* [EXERCISE] Within the material below, find each line bearing the word "this" and present it.

* [DATASET ROWS]

* Start *

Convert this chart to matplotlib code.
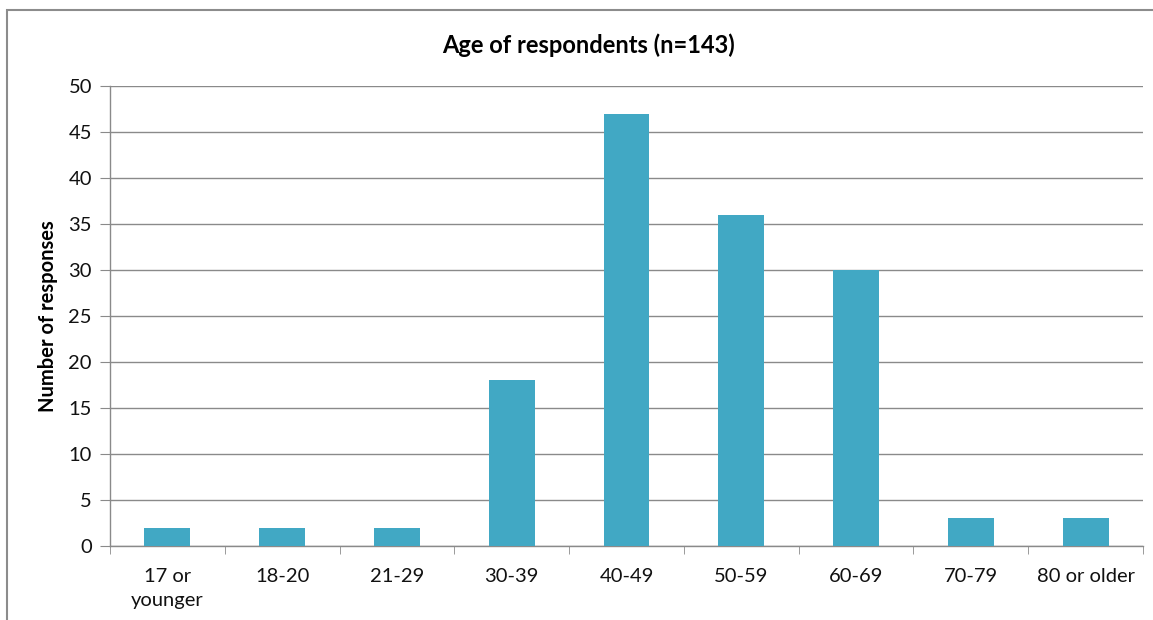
import matplotlib
matplotlib.use("Agg")
import matplotlib.pyplot as plt
from matplotlib.patches import Rectangle
import numpy as np

categories = ["17 or\nyounger", "18-20", "21-29", "30-39", "40-49",
              "50-59", "60-69", "70-79", "80 or older"]
responses = [2, 2, 2, 18, 47, 36, 30, 3, 3]
title = "Age of respondents (n=143)"
ylabel = "Number of responses"

plt.rcParams["font.family"] = ["Lato", "DejaVu Sans"]

W, H = 1153, 620
fig = plt.figure(figsize=(W / 100, H / 100), dpi=100)
fig.patch.set_facecolor("white")

# chart frame (runs off the right and bottom edges)
fig.patches.append(Rectangle((7 / W, -0.05), 1.1, 1.05 - 10 / H,
                             transform=fig.transFigure, fill=False,
                             edgecolor="#8c8c8c", linewidth=1.5))

ax = fig.add_axes([110 / W, 1 - 546 / H, (1143 - 110) / W, (546 - 86) / H])
x = np.arange(len(categories))
ax.bar(x, responses, width=0.4, color="#41A8C4", zorder=3)

ax.set_xlim(-0.5, len(categories) - 0.5)
ax.set_ylim(0, 50)
ax.set_yticks(np.arange(0, 51, 5))
ax.yaxis.grid(True, color="#8a8a8a", linewidth=1.0, zorder=0)
ax.set_xticks(x)
ax.set_xticklabels(categories, fontsize=14.5, color="#111111", linespacing=1.45)
ax.set_xticks(np.arange(-0.5, len(categories), 1), minor=True)
ax.tick_params(axis="x", which="major", length=0, pad=16)
ax.tick_params(axis="x", which="minor", length=6, color="#8a8a8a", direction="out")
ax.tick_params(axis="y", length=7, color="#8a8a8a", labelsize=14.5,
               labelcolor="#111111", pad=6)

for side in ("top", "right"):
    ax.spines[side].set_visible(False)
for side in ("left", "bottom"):
    ax.spines[side].set_color("#8a8a8a")
    ax.spines[side].set_linewidth(1.0)

ax.set_ylabel(ylabel, fontsize=14.5, fontweight="bold")
ax.yaxis.set_label_coords(-52 / (1143 - 110), 0.5)
fig.text(588 / W, 1 - 45 / H, title, ha="center", va="center",
         fontsize=17, fontweight="bold")

fig.savefig("out.png", dpi=100)
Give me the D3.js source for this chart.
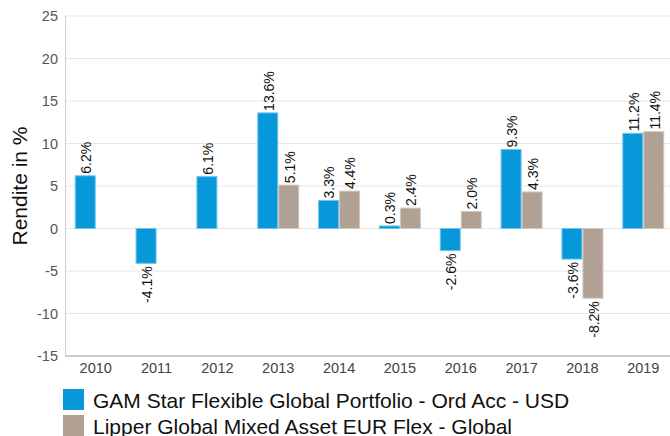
<!DOCTYPE html>
<html>
<head>
<meta charset="utf-8">
<script src="https://cdn.jsdelivr.net/npm/d3@7"></script>
<style>
  body { margin: 0; background: #fff; }
  svg { font-family: "Liberation Sans", Arial, sans-serif; display: block; }
</style>
</head>
<body>
<div id="chart"></div>
<script>
const years = ['2010', '2011', '2012', '2013', '2014', '2015', '2016', '2017', '2018', '2019'];
const seriesNames = ['GAM Star Flexible Global Portfolio - Ord Acc - USD', 'Lipper Global Mixed Asset EUR Flex - Global'];
const gamValues = [6.2, -4.1, 6.1, 13.6, 3.3, 0.3, -2.6, 9.3, -3.6, 11.2];
const lipperValues = [null, null, null, 5.1, 4.4, 2.4, 2.0, 4.3, -8.2, 11.4];
const yTicks = [-15, -10, -5, 0, 5, 10, 15, 20, 25];

const colors = ['#0798d9', '#b1a194'];
const strokes = ['#6cc6f0', '#d2c8bf'];

const width = 670;
const height = 436;
const margin = { top: 16, right: -4, bottom: 80, left: 65 };

const svg = d3.select('#chart').append('svg')
    .attr('width', width)
    .attr('height', height);

const x0 = d3.scaleBand()
    .domain(years)
    .range([margin.left, width - margin.right])
    .paddingInner(0.31)
    .paddingOuter(0.16);

const x1 = d3.scaleBand()
    .domain([0, 1])
    .range([0, x0.bandwidth()]);

const y = d3.scaleLinear()
    .domain([-15, 25])
    .range([height - margin.bottom, margin.top]);

// grid
svg.append('g')
  .selectAll('line')
  .data(yTicks)
  .join('line')
    .attr('x1', margin.left)
    .attr('x2', width)
    .attr('y1', d => y(d))
    .attr('y2', d => y(d))
    .attr('stroke', '#e6e6e6')
    .attr('stroke-width', 1);

// left axis line
svg.append('line')
    .attr('x1', margin.left + 0.5)
    .attr('x2', margin.left + 0.5)
    .attr('y1', y(25))
    .attr('y2', y(-15))
    .attr('stroke', '#d0d0d0');

// y tick labels
svg.append('g')
  .selectAll('text')
  .data(yTicks)
  .join('text')
    .attr('x', 58)
    .attr('y', d => y(d))
    .attr('dy', '0.35em')
    .attr('text-anchor', 'end')
    .attr('font-size', 14.5)
    .attr('fill', '#555')
    .text(d => d);

// y title
svg.append('text')
    .attr('transform', `translate(27,${(y(25) + y(-15)) / 2}) rotate(-90)`)
    .attr('text-anchor', 'middle')
    .attr('font-size', 21)
    .attr('fill', '#111')
    .text('Rendite in %');

// bars
const rows = years.map((yr, i) => ({ year: yr, values: [gamValues[i], lipperValues[i]] }));

const groups = svg.append('g')
  .selectAll('g')
  .data(rows)
  .join('g')
    .attr('transform', d => `translate(${x0(d.year)},0)`);

const bars = groups.selectAll('g')
  .data(d => d.values.map((v, s) => ({ v, s })).filter(d => d.v !== null))
  .join('g');

bars.append('rect')
    .attr('x', d => x1(d.s) + 0.5)
    .attr('width', x1.bandwidth() - 1)
    .attr('y', d => Math.min(y(d.v), y(0)))
    .attr('height', d => Math.abs(y(d.v) - y(0)))
    .attr('fill', d => colors[d.s])
    .attr('stroke', d => strokes[d.s])
    .attr('stroke-width', 1);

bars.append('text')
    .attr('transform', d => {
      const cx = x1(d.s) + x1.bandwidth() / 2 + 1;
      const cy = d.v >= 0 ? y(d.v) - 2 : y(d.v) + 3;
      return `translate(${cx},${cy}) rotate(-90)`;
    })
    .attr('text-anchor', d => d.v >= 0 ? 'start' : 'end')
    .attr('dy', '0.35em')
    .attr('font-size', 14)
    .attr('fill', '#111')
    .text(d => d.v.toFixed(1) + '%');

// bottom axis line
svg.append('line')
    .attr('x1', margin.left)
    .attr('x2', width)
    .attr('y1', y(-15))
    .attr('y2', y(-15))
    .attr('stroke', '#cccccc')
    .attr('stroke-width', 2);

// x labels
svg.append('g')
  .selectAll('text')
  .data(years)
  .join('text')
    .attr('x', d => x0(d) + x0.bandwidth() / 2)
    .attr('y', 373)
    .attr('text-anchor', 'middle')
    .attr('font-size', 14.5)
    .attr('fill', '#444')
    .text(d => d);

// legend
const legend = svg.append('g')
  .selectAll('g')
  .data(seriesNames)
  .join('g')
    .attr('transform', (d, i) => `translate(63,${389 + i * 26})`);

legend.append('rect')
    .attr('width', 21)
    .attr('height', 21)
    .attr('fill', (d, i) => colors[i]);

legend.append('text')
    .attr('x', 30)
    .attr('y', 18.5)
    .attr('font-size', 21)
    .attr('fill', '#111')
    .text(d => d);
</script>
</body>
</html>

* End *

* [CORRECT RESPONSE]
Convert this chart to matplotlib code.
Give me the D3.js source for this chart.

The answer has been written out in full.